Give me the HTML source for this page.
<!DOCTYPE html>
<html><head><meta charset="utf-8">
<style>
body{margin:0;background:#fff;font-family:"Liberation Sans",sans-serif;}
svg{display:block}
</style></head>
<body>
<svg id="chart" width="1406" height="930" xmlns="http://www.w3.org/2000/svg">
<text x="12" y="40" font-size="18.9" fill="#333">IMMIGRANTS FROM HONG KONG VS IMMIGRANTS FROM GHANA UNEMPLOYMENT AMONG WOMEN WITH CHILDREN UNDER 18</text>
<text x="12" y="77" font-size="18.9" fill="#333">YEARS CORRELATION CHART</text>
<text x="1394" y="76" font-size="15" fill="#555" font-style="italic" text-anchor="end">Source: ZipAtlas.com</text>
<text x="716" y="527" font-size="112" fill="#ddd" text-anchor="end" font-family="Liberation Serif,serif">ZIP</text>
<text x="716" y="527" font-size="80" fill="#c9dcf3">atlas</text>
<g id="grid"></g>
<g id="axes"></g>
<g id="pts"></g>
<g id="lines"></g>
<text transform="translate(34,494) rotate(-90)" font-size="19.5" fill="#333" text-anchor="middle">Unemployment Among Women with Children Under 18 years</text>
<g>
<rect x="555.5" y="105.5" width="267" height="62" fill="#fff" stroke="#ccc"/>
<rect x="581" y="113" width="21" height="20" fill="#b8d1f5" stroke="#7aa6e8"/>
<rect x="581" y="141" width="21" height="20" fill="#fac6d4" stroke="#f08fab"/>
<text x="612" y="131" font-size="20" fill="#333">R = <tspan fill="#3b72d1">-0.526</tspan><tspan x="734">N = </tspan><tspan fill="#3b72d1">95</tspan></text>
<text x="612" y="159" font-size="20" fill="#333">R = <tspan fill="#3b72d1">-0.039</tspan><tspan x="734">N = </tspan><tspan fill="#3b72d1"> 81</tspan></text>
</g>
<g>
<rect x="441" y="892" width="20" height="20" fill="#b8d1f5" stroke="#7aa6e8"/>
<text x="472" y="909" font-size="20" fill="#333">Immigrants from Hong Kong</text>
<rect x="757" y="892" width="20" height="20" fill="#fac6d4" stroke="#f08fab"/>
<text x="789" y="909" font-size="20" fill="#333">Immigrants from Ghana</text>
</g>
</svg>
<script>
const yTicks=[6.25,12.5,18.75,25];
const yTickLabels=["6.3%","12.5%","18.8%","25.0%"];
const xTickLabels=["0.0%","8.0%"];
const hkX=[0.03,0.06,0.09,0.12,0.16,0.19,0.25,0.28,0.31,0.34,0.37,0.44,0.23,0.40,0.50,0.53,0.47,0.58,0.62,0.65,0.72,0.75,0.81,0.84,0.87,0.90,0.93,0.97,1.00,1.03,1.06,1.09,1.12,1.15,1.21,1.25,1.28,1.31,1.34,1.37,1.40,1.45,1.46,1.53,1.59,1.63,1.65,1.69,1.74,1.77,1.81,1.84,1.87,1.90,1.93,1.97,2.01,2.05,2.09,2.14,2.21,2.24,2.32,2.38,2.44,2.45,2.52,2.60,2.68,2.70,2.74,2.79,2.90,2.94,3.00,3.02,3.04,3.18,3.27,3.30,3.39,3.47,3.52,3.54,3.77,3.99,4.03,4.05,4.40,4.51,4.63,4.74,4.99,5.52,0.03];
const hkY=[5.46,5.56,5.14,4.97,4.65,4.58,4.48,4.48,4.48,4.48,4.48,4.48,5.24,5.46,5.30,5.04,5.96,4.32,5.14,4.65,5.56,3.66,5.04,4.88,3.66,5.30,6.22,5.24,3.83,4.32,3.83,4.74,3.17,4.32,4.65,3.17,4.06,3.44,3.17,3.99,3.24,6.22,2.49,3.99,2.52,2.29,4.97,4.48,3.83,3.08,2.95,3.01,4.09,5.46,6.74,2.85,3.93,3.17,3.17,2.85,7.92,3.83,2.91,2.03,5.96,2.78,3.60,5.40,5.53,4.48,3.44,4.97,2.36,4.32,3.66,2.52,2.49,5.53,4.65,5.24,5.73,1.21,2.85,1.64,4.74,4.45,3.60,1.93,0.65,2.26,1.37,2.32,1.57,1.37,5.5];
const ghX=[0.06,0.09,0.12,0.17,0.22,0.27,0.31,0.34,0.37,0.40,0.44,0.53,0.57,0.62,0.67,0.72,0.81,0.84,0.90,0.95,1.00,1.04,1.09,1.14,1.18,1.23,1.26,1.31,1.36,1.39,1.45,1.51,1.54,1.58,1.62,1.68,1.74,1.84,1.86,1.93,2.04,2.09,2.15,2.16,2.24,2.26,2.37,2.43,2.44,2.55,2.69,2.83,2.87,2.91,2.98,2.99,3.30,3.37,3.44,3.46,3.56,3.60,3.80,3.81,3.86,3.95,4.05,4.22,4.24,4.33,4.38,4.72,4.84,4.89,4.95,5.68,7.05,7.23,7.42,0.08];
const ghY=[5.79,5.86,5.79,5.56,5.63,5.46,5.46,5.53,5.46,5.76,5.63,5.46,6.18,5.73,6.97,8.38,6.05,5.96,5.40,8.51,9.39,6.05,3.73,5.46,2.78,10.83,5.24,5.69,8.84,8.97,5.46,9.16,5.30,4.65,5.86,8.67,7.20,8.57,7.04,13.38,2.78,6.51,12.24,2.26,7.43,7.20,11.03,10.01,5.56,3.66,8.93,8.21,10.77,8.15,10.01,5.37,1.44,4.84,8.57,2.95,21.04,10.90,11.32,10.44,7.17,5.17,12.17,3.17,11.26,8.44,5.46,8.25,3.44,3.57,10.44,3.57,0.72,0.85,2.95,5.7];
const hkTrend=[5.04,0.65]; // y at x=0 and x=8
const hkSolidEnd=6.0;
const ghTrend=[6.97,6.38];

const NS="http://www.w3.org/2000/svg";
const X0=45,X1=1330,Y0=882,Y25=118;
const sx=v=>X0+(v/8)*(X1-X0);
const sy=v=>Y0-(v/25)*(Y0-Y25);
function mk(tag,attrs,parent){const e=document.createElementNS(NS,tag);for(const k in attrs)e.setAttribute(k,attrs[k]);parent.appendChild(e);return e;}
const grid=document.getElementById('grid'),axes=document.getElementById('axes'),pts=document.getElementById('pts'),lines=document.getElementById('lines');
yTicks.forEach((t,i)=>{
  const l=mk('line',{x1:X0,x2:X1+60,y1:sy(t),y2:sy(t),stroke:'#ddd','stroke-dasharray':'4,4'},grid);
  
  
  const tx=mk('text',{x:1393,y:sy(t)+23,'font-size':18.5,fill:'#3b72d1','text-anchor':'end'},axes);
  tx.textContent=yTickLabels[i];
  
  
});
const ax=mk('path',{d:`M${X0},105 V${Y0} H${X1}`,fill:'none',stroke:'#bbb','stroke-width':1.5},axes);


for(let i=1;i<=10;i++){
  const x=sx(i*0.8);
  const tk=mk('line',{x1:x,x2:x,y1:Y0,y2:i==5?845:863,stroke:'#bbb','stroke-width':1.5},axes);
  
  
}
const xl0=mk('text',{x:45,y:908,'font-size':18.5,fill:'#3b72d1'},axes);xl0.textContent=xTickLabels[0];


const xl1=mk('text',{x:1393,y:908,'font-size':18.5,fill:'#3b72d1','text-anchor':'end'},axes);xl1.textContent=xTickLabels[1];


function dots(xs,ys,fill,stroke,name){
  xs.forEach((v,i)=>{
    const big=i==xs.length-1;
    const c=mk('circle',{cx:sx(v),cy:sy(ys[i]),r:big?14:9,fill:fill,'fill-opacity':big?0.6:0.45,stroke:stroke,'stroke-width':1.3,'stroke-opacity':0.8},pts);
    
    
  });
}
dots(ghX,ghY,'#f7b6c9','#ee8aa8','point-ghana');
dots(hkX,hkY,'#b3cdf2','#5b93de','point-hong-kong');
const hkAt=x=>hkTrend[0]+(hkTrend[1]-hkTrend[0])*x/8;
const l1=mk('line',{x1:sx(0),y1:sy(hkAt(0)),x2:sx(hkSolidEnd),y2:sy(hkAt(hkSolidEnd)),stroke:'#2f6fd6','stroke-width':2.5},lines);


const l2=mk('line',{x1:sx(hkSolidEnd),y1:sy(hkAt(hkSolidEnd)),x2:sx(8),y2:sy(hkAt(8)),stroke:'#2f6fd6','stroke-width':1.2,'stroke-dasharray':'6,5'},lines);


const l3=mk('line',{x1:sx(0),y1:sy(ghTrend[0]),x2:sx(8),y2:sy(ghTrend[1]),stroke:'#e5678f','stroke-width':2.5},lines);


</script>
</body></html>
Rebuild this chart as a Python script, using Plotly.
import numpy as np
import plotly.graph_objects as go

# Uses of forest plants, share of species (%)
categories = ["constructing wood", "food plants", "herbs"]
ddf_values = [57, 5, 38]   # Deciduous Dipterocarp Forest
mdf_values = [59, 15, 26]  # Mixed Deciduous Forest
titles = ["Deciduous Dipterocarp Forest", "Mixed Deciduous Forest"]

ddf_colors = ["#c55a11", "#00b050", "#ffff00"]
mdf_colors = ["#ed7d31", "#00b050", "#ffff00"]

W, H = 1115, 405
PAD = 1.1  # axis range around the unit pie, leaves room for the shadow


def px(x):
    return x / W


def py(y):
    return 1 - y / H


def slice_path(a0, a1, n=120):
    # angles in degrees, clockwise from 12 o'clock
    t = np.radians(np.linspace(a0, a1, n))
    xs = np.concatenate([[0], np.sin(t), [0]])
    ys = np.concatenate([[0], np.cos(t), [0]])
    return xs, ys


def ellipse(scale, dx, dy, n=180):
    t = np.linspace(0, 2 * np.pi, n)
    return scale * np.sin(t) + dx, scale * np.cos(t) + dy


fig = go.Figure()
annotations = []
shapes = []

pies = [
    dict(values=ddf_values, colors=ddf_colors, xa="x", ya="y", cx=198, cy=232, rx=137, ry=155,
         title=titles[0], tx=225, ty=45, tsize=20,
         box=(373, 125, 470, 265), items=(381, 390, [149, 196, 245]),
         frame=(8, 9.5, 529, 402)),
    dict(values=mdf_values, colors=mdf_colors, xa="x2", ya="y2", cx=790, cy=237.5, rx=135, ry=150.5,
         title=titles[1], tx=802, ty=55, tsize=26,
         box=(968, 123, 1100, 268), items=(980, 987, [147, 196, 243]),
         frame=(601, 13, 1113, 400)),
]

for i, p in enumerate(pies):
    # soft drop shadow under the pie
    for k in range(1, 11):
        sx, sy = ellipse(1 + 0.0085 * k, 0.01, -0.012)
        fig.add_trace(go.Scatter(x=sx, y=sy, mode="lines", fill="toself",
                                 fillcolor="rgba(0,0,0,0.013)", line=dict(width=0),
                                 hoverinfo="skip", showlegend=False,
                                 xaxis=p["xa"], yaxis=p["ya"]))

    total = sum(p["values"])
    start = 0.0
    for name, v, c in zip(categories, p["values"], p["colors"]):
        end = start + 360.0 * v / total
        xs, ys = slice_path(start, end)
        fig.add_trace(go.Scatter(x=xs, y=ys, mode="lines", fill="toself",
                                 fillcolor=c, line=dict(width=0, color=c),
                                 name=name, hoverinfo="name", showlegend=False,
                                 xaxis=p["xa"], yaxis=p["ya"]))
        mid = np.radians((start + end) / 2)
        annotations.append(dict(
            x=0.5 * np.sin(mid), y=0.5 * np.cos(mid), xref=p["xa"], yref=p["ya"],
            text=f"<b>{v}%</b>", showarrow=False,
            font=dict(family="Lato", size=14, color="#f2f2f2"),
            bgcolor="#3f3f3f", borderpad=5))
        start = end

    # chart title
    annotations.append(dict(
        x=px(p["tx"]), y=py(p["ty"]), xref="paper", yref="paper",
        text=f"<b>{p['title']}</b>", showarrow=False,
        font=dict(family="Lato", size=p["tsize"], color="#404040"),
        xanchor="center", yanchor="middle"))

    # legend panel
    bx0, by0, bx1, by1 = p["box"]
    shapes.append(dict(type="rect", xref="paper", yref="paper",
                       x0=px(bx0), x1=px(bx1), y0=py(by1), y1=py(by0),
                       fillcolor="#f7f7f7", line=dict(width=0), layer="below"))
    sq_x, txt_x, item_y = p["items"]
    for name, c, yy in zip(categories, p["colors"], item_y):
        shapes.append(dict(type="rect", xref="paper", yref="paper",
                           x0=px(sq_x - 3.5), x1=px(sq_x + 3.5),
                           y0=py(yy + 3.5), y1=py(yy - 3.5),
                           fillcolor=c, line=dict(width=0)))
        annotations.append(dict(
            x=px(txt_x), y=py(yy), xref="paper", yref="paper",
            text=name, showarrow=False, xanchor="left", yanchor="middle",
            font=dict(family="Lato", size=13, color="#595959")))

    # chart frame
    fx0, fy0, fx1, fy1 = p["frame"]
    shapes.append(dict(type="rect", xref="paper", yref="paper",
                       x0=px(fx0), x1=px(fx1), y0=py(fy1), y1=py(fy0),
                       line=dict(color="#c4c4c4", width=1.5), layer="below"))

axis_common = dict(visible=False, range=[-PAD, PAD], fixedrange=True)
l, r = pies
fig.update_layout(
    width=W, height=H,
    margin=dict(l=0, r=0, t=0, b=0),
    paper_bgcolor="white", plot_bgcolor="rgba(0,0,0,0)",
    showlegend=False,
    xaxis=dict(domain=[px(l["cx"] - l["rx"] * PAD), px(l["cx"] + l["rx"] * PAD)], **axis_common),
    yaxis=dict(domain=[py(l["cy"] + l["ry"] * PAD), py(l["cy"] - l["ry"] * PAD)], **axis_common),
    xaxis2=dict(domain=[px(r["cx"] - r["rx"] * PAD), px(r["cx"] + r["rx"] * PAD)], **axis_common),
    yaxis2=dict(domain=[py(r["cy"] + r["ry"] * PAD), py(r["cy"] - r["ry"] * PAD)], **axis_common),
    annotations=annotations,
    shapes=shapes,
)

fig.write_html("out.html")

★ ★ ★ ★ ★

_Exercise requirements_:
In the listing above, find the line with "Rebuild this chart" and the line with "shapes = []", then print exactly those two lines and every line between them, and nothing more.

_Answer for this exercise_:
Rebuild this chart as a Python script, using Plotly.
import numpy as np
import plotly.graph_objects as go

# Uses of forest plants, share of species (%)
categories = ["constructing wood", "food plants", "herbs"]
ddf_values = [57, 5, 38]   # Deciduous Dipterocarp Forest
mdf_values = [59, 15, 26]  # Mixed Deciduous Forest
titles = ["Deciduous Dipterocarp Forest", "Mixed Deciduous Forest"]

ddf_colors = ["#c55a11", "#00b050", "#ffff00"]
mdf_colors = ["#ed7d31", "#00b050", "#ffff00"]

W, H = 1115, 405
PAD = 1.1  # axis range around the unit pie, leaves room for the shadow


def px(x):
    return x / W


def py(y):
    return 1 - y / H


def slice_path(a0, a1, n=120):
    # angles in degrees, clockwise from 12 o'clock
    t = np.radians(np.linspace(a0, a1, n))
    xs = np.concatenate([[0], np.sin(t), [0]])
    ys = np.concatenate([[0], np.cos(t), [0]])
    return xs, ys


def ellipse(scale, dx, dy, n=180):
    t = np.linspace(0, 2 * np.pi, n)
    return scale * np.sin(t) + dx, scale * np.cos(t) + dy


fig = go.Figure()
annotations = []
shapes = []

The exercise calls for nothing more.